◆ Information shown:
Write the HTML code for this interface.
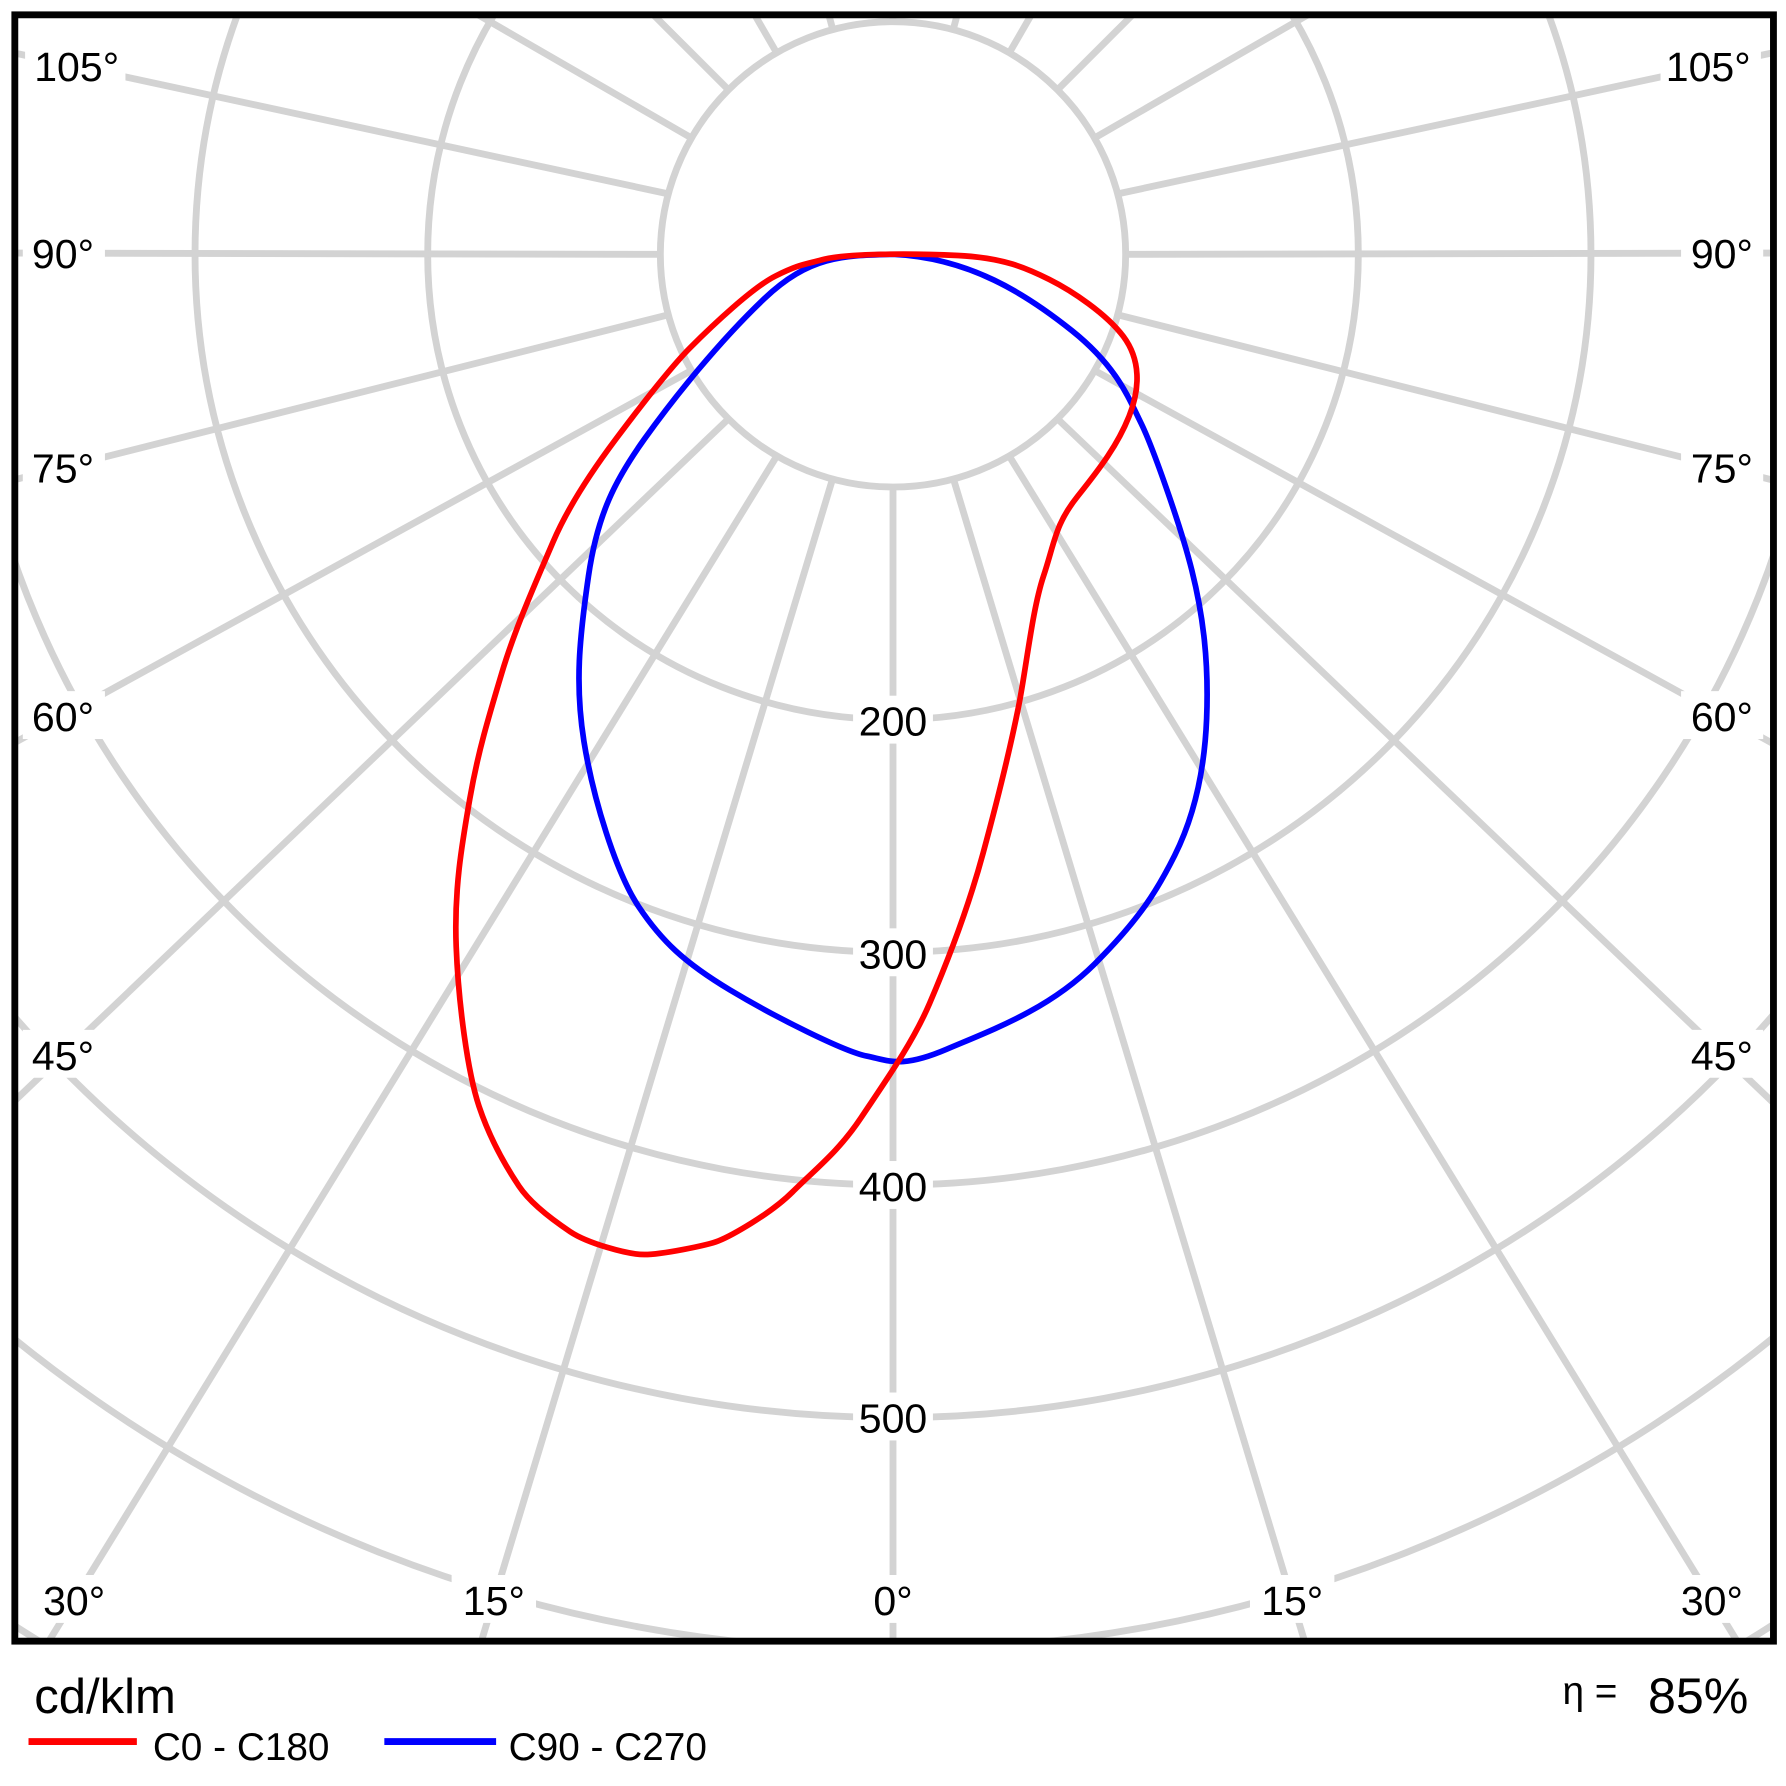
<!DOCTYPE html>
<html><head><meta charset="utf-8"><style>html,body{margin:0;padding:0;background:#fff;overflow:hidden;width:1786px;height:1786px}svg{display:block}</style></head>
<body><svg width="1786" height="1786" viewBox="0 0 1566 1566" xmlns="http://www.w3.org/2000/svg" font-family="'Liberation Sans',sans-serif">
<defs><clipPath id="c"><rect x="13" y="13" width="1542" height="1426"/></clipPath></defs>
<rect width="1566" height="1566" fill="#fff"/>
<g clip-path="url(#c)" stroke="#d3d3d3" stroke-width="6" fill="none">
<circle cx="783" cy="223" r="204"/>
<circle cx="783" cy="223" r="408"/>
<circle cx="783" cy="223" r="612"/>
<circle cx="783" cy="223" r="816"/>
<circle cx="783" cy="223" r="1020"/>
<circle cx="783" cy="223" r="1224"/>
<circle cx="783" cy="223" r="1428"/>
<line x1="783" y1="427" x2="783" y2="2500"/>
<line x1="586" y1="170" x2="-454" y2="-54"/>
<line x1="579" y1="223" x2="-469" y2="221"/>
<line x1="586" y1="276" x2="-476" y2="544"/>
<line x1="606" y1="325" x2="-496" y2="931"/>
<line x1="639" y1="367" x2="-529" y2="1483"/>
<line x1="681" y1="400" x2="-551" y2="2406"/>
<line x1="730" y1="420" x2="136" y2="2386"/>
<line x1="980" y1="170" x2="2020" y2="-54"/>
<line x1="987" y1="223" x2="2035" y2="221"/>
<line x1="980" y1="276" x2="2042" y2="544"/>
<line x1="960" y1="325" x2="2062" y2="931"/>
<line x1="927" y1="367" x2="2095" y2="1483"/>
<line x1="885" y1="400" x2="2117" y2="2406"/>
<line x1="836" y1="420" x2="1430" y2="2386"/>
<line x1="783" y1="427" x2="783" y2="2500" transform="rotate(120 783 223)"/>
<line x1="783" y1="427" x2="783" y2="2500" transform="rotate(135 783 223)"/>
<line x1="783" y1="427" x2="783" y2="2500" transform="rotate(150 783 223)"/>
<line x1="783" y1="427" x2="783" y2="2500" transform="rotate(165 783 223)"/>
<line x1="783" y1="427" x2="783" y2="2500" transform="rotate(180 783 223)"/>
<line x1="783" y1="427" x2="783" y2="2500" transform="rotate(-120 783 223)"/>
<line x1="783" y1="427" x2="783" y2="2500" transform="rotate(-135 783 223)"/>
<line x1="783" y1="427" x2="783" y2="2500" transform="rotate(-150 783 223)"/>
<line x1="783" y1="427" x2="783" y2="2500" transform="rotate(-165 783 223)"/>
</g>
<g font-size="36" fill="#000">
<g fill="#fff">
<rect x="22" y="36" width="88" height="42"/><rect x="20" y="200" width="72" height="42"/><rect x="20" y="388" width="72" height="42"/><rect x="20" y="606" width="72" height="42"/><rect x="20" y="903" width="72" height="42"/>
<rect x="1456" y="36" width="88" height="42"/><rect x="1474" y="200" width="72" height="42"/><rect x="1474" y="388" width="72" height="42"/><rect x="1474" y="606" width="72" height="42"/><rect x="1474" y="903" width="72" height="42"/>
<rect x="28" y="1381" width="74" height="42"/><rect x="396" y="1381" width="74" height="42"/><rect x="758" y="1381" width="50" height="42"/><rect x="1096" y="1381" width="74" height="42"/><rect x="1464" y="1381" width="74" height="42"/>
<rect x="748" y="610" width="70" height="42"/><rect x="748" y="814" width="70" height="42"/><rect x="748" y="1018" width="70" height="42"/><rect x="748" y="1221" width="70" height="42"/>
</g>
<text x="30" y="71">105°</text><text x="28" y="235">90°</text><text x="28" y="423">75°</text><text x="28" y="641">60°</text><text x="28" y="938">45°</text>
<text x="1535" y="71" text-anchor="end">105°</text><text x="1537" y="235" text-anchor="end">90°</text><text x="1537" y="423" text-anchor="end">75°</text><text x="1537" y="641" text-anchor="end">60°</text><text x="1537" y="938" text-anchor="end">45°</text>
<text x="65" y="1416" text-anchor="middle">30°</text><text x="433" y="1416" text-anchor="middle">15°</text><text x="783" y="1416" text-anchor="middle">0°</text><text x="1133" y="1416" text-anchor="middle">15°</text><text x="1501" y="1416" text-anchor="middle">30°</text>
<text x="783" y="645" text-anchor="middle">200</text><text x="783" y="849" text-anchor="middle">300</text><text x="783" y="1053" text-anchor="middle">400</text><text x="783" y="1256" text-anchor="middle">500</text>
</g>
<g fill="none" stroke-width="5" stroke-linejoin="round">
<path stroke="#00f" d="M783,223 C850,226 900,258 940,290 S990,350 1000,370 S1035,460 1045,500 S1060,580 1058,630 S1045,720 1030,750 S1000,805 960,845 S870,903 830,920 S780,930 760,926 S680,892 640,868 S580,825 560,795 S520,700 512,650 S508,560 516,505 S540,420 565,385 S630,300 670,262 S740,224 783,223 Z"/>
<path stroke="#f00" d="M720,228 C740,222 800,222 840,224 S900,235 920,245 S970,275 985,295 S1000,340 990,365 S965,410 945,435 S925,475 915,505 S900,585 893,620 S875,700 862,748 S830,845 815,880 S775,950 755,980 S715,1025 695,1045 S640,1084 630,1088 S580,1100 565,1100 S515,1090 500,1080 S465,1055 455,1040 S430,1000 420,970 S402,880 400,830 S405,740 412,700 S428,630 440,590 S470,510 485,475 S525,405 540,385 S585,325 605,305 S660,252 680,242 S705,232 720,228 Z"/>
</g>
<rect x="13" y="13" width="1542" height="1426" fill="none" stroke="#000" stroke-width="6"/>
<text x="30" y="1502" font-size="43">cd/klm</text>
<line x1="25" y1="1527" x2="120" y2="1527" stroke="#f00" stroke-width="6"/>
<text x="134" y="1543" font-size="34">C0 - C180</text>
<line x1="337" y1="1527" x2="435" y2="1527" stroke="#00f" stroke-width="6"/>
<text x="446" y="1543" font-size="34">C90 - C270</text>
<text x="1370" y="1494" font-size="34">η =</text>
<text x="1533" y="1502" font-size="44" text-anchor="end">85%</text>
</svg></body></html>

◆ Do this: Without the pictures, repeat the listing above exactly.

◆ Answer to this task:
Write the HTML code for this interface.
<!DOCTYPE html>
<html><head><meta charset="utf-8"><style>html,body{margin:0;padding:0;background:#fff;overflow:hidden;width:1786px;height:1786px}svg{display:block}</style></head>
<body><svg width="1786" height="1786" viewBox="0 0 1566 1566" xmlns="http://www.w3.org/2000/svg" font-family="'Liberation Sans',sans-serif">
<defs><clipPath id="c"><rect x="13" y="13" width="1542" height="1426"/></clipPath></defs>
<rect width="1566" height="1566" fill="#fff"/>
<g clip-path="url(#c)" stroke="#d3d3d3" stroke-width="6" fill="none">
<circle cx="783" cy="223" r="204"/>
<circle cx="783" cy="223" r="408"/>
<circle cx="783" cy="223" r="612"/>
<circle cx="783" cy="223" r="816"/>
<circle cx="783" cy="223" r="1020"/>
<circle cx="783" cy="223" r="1224"/>
<circle cx="783" cy="223" r="1428"/>
<line x1="783" y1="427" x2="783" y2="2500"/>
<line x1="586" y1="170" x2="-454" y2="-54"/>
<line x1="579" y1="223" x2="-469" y2="221"/>
<line x1="586" y1="276" x2="-476" y2="544"/>
<line x1="606" y1="325" x2="-496" y2="931"/>
<line x1="639" y1="367" x2="-529" y2="1483"/>
<line x1="681" y1="400" x2="-551" y2="2406"/>
<line x1="730" y1="420" x2="136" y2="2386"/>
<line x1="980" y1="170" x2="2020" y2="-54"/>
<line x1="987" y1="223" x2="2035" y2="221"/>
<line x1="980" y1="276" x2="2042" y2="544"/>
<line x1="960" y1="325" x2="2062" y2="931"/>
<line x1="927" y1="367" x2="2095" y2="1483"/>
<line x1="885" y1="400" x2="2117" y2="2406"/>
<line x1="836" y1="420" x2="1430" y2="2386"/>
<line x1="783" y1="427" x2="783" y2="2500" transform="rotate(120 783 223)"/>
<line x1="783" y1="427" x2="783" y2="2500" transform="rotate(135 783 223)"/>
<line x1="783" y1="427" x2="783" y2="2500" transform="rotate(150 783 223)"/>
<line x1="783" y1="427" x2="783" y2="2500" transform="rotate(165 783 223)"/>
<line x1="783" y1="427" x2="783" y2="2500" transform="rotate(180 783 223)"/>
<line x1="783" y1="427" x2="783" y2="2500" transform="rotate(-120 783 223)"/>
<line x1="783" y1="427" x2="783" y2="2500" transform="rotate(-135 783 223)"/>
<line x1="783" y1="427" x2="783" y2="2500" transform="rotate(-150 783 223)"/>
<line x1="783" y1="427" x2="783" y2="2500" transform="rotate(-165 783 223)"/>
</g>
<g font-size="36" fill="#000">
<g fill="#fff">
<rect x="22" y="36" width="88" height="42"/><rect x="20" y="200" width="72" height="42"/><rect x="20" y="388" width="72" height="42"/><rect x="20" y="606" width="72" height="42"/><rect x="20" y="903" width="72" height="42"/>
<rect x="1456" y="36" width="88" height="42"/><rect x="1474" y="200" width="72" height="42"/><rect x="1474" y="388" width="72" height="42"/><rect x="1474" y="606" width="72" height="42"/><rect x="1474" y="903" width="72" height="42"/>
<rect x="28" y="1381" width="74" height="42"/><rect x="396" y="1381" width="74" height="42"/><rect x="758" y="1381" width="50" height="42"/><rect x="1096" y="1381" width="74" height="42"/><rect x="1464" y="1381" width="74" height="42"/>
<rect x="748" y="610" width="70" height="42"/><rect x="748" y="814" width="70" height="42"/><rect x="748" y="1018" width="70" height="42"/><rect x="748" y="1221" width="70" height="42"/>
</g>
<text x="30" y="71">105°</text><text x="28" y="235">90°</text><text x="28" y="423">75°</text><text x="28" y="641">60°</text><text x="28" y="938">45°</text>
<text x="1535" y="71" text-anchor="end">105°</text><text x="1537" y="235" text-anchor="end">90°</text><text x="1537" y="423" text-anchor="end">75°</text><text x="1537" y="641" text-anchor="end">60°</text><text x="1537" y="938" text-anchor="end">45°</text>
<text x="65" y="1416" text-anchor="middle">30°</text><text x="433" y="1416" text-anchor="middle">15°</text><text x="783" y="1416" text-anchor="middle">0°</text><text x="1133" y="1416" text-anchor="middle">15°</text><text x="1501" y="1416" text-anchor="middle">30°</text>
<text x="783" y="645" text-anchor="middle">200</text><text x="783" y="849" text-anchor="middle">300</text><text x="783" y="1053" text-anchor="middle">400</text><text x="783" y="1256" text-anchor="middle">500</text>
</g>
<g fill="none" stroke-width="5" stroke-linejoin="round">
<path stroke="#00f" d="M783,223 C850,226 900,258 940,290 S990,350 1000,370 S1035,460 1045,500 S1060,580 1058,630 S1045,720 1030,750 S1000,805 960,845 S870,903 830,920 S780,930 760,926 S680,892 640,868 S580,825 560,795 S520,700 512,650 S508,560 516,505 S540,420 565,385 S630,300 670,262 S740,224 783,223 Z"/>
<path stroke="#f00" d="M720,228 C740,222 800,222 840,224 S900,235 920,245 S970,275 985,295 S1000,340 990,365 S965,410 945,435 S925,475 915,505 S900,585 893,620 S875,700 862,748 S830,845 815,880 S775,950 755,980 S715,1025 695,1045 S640,1084 630,1088 S580,1100 565,1100 S515,1090 500,1080 S465,1055 455,1040 S430,1000 420,970 S402,880 400,830 S405,740 412,700 S428,630 440,590 S470,510 485,475 S525,405 540,385 S585,325 605,305 S660,252 680,242 S705,232 720,228 Z"/>
</g>
<rect x="13" y="13" width="1542" height="1426" fill="none" stroke="#000" stroke-width="6"/>
<text x="30" y="1502" font-size="43">cd/klm</text>
<line x1="25" y1="1527" x2="120" y2="1527" stroke="#f00" stroke-width="6"/>
<text x="134" y="1543" font-size="34">C0 - C180</text>
<line x1="337" y1="1527" x2="435" y2="1527" stroke="#00f" stroke-width="6"/>
<text x="446" y="1543" font-size="34">C90 - C270</text>
<text x="1370" y="1494" font-size="34">η =</text>
<text x="1533" y="1502" font-size="44" text-anchor="end">85%</text>
</svg></body></html>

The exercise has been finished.